Known for his dynamic paintings of athletes in motion, Senior has said that he chooses his subject matter because it is in these moments that human figure becomes abstracted. The subject provides a springboard for the artist’s obsessive games of composition and construction. This exhibition expands Senior’s vocabulary with tableaux of parks, interiors and more. In one painting, The Pier (Run), Senior presents a woman running, scattering a number of seagulls as she passes. The blade-like wings slice the space into fragmentary windows, obscuring yet also framing and intensifying the scene beyond, creating dynamic tension between painterly flatness and illusory depth. Furthermore this painting features a parasol, a pictorial element often seen in Senior’s work.
The umbrella or parasol is a trope that has appeared through paintings history, particularly in the city scenes of 19thcentury Impressionist and Post-Impressionist painters. The umbrella becomes a reoccurring character in Senior’s tableaux, appearing in various forms to be held against rain and sun. In the painting Drench, for instance, an array of umbrellas protect individuals as they scurry through a London downpour. Like many of the objects held in Senior’s paintings the umbrellas become an extension of the figure that holds them: a façade for expression and protection. A striking formal motif, the umbrellas dominate the rhythm of the painting, casting colorful filtered light over their holders. A large umbrella held by two squabbling children depicts the color wheel -- an explicit reference to the color theory that haunted Senior’s 19th and 20th century heroes -- anticipating a rainbow, which is often the sequel to heavy rain.
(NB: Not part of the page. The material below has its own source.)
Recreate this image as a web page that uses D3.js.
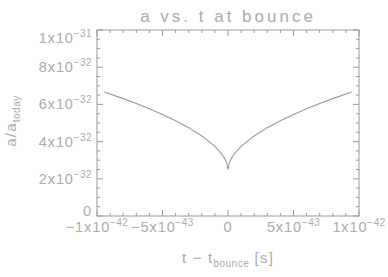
<!DOCTYPE html>
<html>
<head>
<meta charset="utf-8">
<script src="https://cdn.jsdelivr.net/npm/d3@7"></script>
<style>
  html, body { margin: 0; padding: 0; background: #fff; }
  svg text { font-family: "Liberation Sans", "DejaVu Sans", sans-serif; fill: #ababab; }
</style>
</head>
<body>
<svg id="chart" width="388" height="277"></svg>
<script>
// t - t_bounce (s) and a/a_today
const tValues = [-0.944e-42, -0.8e-42, -0.7e-42, -0.6e-42, -0.5e-42, -0.4e-42, -0.3e-42, -0.2e-42,
  -0.15e-42, -0.1e-42, -0.05e-42, -0.025e-42, -0.01e-42, 0,
  0.01e-42, 0.025e-42, 0.05e-42, 0.1e-42, 0.15e-42, 0.2e-42, 0.3e-42, 0.4e-42, 0.5e-42,
  0.6e-42, 0.7e-42, 0.8e-42, 0.944e-42];
const aValues = [6.67e-32, 6.31e-32, 6.05e-32, 5.77e-32, 5.46e-32, 5.12e-32, 4.75e-32, 4.30e-32,
  4.04e-32, 3.74e-32, 3.35e-32, 3.09e-32, 2.86e-32, 2.50e-32,
  2.86e-32, 3.09e-32, 3.35e-32, 3.74e-32, 4.04e-32, 4.30e-32, 4.75e-32, 5.12e-32, 5.46e-32,
  5.77e-32, 6.05e-32, 6.31e-32, 6.67e-32];

const xTicks = [-1e-42, -5e-43, 0, 5e-43, 1e-42];
const xTickLabels = [["−1x10", "−42"], ["−5x10", "−43"], ["0", ""], ["5x10", "−43"], ["1x10", "−42"]];
const yTicks = [0, 2e-32, 4e-32, 6e-32, 8e-32, 1e-31];
const yTickLabels = [["0", ""], ["2x10", "−32"], ["4x10", "−32"], ["6x10", "−32"], ["8x10", "−32"], ["1x10", "−31"]];

const svg = d3.select('#chart');
const margin = { top: 30, right: 29, bottom: 61, left: 97 };
const W = 388, H = 277;
const innerW = W - margin.left - margin.right;
const innerH = H - margin.top - margin.bottom;
const axisColor = '#9a9a9a';

const x = d3.scaleLinear().domain([-1e-42, 1e-42]).range([0, innerW]);
const y = d3.scaleLinear().domain([0, 1e-31]).range([innerH, 0]);

const g = svg.append('g').attr('transform', `translate(${margin.left},${margin.top})`);

// frame
g.append('rect')
  .attr('x', 0).attr('y', 0).attr('width', innerW).attr('height', innerH)
  .attr('fill', 'none').attr('stroke', axisColor).attr('stroke-width', 1);

// minor + major ticks on all four sides
const xMinor = d3.range(-10, 11).map(i => i * 1e-43);
const yMinor = d3.range(0, 21).map(i => i * 5e-33);
const tickG = g.append('g').attr('stroke', axisColor).attr('stroke-width', 1);

xMinor.forEach((v, i) => {
  const len = i % 5 === 0 ? 6 : 3;
  tickG.append('line').attr('x1', x(v)).attr('x2', x(v)).attr('y1', innerH).attr('y2', innerH - len);
  tickG.append('line').attr('x1', x(v)).attr('x2', x(v)).attr('y1', 0).attr('y2', len);
});
yMinor.forEach((v, i) => {
  const len = i % 4 === 0 ? 6 : 3;
  tickG.append('line').attr('y1', y(v)).attr('y2', y(v)).attr('x1', 0).attr('x2', len);
  tickG.append('line').attr('y1', y(v)).attr('y2', y(v)).attr('x1', innerW).attr('x2', innerW - len);
});

// tick labels
function supLabel(sel, parts, anchor) {
  const t = sel.append('text').attr('text-anchor', anchor)
    .attr('font-size', 14.5).attr('letter-spacing', 0.9);
  t.append('tspan').text(parts[0]);
  if (parts[1]) {
    t.append('tspan').attr('font-size', 10).attr('dy', -6).attr('letter-spacing', 0.4).text(parts[1]);
  }
  return t;
}

xTicks.forEach((v, i) => {
  supLabel(g.append('g').attr('transform', `translate(${x(v)},${innerH + 16})`), xTickLabels[i], 'middle');
});
yTicks.forEach((v, i) => {
  // keep labels inside the frame's vertical extent
  const by = Math.min(innerH, Math.max(y(v) + 5, 13));
  supLabel(g.append('g').attr('transform', `translate(-5,${by})`), yTickLabels[i], 'end');
});

// curve
const line = d3.line().x(d => x(d[0])).y(d => y(d[1]));
g.append('path')
  .datum(tValues.map((t, i) => [t, aValues[i]]))
  .attr('d', line)
  .attr('fill', 'none')
  .attr('stroke', '#9a9a9a')
  .attr('stroke-width', 1.1);

// title
svg.append('text')
  .attr('x', margin.left + innerW / 2).attr('y', 22)
  .attr('text-anchor', 'middle').attr('font-size', 17).attr('letter-spacing', 3)
  .text('a vs. t at bounce');

// x axis title
const xt = svg.append('text')
  .attr('x', margin.left + innerW / 2).attr('y', 263)
  .attr('text-anchor', 'middle').attr('font-size', 15).attr('letter-spacing', 1.2);
xt.append('tspan').text('t  −  t');
xt.append('tspan').attr('font-size', 10).attr('dy', 4).attr('letter-spacing', 0.5).text('bounce');
xt.append('tspan').attr('dy', -4).text(' [s]');

// y axis title
const yt = svg.append('text')
  .attr('transform', `translate(16,${margin.top + innerH / 2 - 2}) rotate(-90)`)
  .attr('text-anchor', 'middle').attr('font-size', 15).attr('letter-spacing', 1.2);
yt.append('tspan').text('a/a');
yt.append('tspan').attr('font-size', 10).attr('dy', 4).attr('letter-spacing', 0.5).text('today');
</script>
</body>
</html>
Throughout the exhibition Senior is a flaneur of the contemporary landscape with an anachronistic lens. The world he portrays seems at once random and rigorously choreographed, as if the universe achieved brief synchronicity. The world according to Seniors paintings is optimistic. An interconnected harmony is achieved through a disquieting level of control that determines everything from the pattern of a dog’s pelt to the placement of clouds in the sky. Though the artist himself never appears in his paintings, he is both nowhere and everywhere as we are reminded of the hand of the maker in everything.